Wednesday afternoon was CO’s Inspection Parade, but as most of the station personnel were either on duty, asleep or out, this parade often consisted of Filter School personnel only. At the end of the inspection the order would be given to me, “Cpl. Brown, march them off”, and it became the habit for us to march up to East Gate just for the exercise – we would stop there, fall out, and have a cigarette before marching back. Word spread about this and we would be joined by others who, because of their sedentary occupations, were anxious to get some organised exercise, and we began to go further afield, not stopping at East Gate, but marching for another mile or so up the road – to a café, for a cup of tea. These marches became known as ‘Cpl. Brown’s Popular Parades’!

My daughter was born at the end of December 1943, and a telegram arrived at the East Gate guardroom to tell me the news.
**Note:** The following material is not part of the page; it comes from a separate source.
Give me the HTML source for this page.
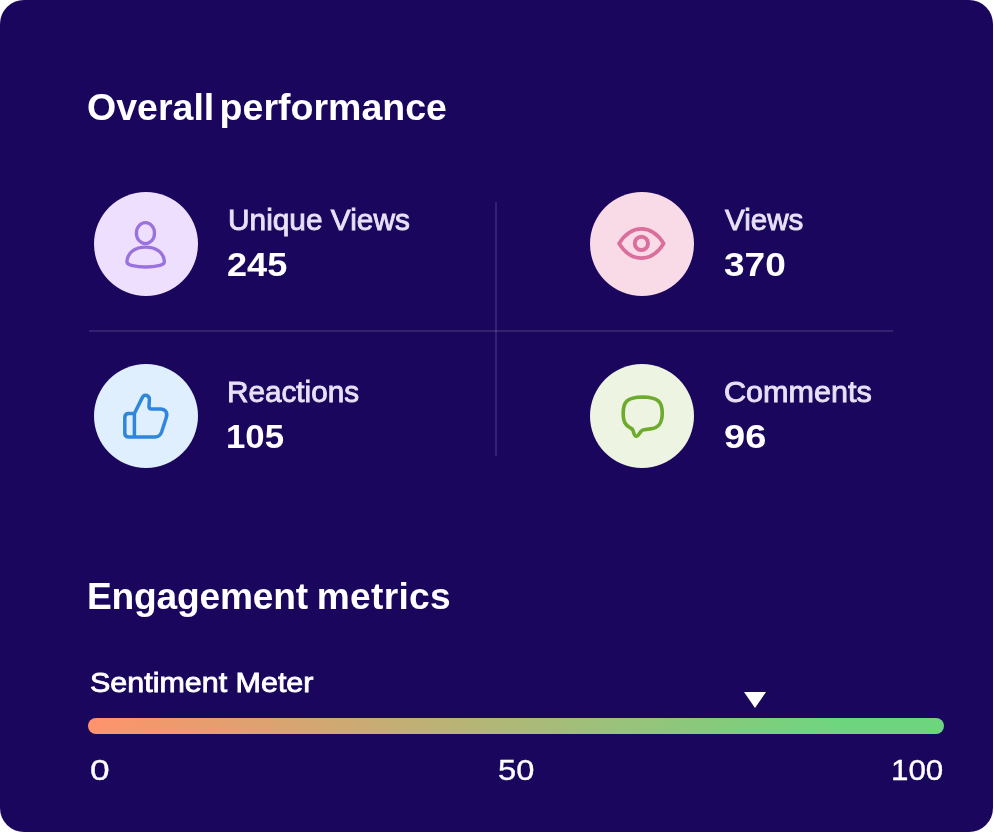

They light-heartedly refused to read it out to me over the phone, so I had to bike up to the guardroom, get my telegram, bike back to my quarters, pack and take a taxi to Ipswich station to get home by train as quickly as possible.

Air Raids
I do remember there being V2 rocket attacks, but fortunately further up the river, with no damage done. I also remember a plane coming down in the river, and we only found out later that it had had a cargo of rifles destined for the Maquis, which were retrieved and transported back to an ammunition store in the far south eastern corner of the cricket field in front of the Manor.

People
At one time the Adjutant was Iain MacNab, a notable artist and wood engraver, founder and principal of the Grosvenor School of Modern Art in London. I had met him at first at Barton Hall, and he had been a trainee on our filter course at Bawdsey. He later became the Adjutant, a very relaxed individual for this post. At one time I was to collect a parcel from his office, and met him as I was coming in at West Gate and he was going out – when I told him I would come to see him later to collect my parcel, he gave me the keys to his office and told to help myself!

The NCO in charge of the Orderly Room was Flight Sergeant Tompkins, who was originally from a village near Woodbridge.

Other names I remember are Ken Martindale, Dicky Foal, “Lofty” Vialls, Gerry Loftus and Sgt. G W H Longhurst, (who lived in Married Quarters in a cottage with his wife at Felixstowe Ferry). There was also an airman who had been a publican in peacetime in Shepherd Market in London.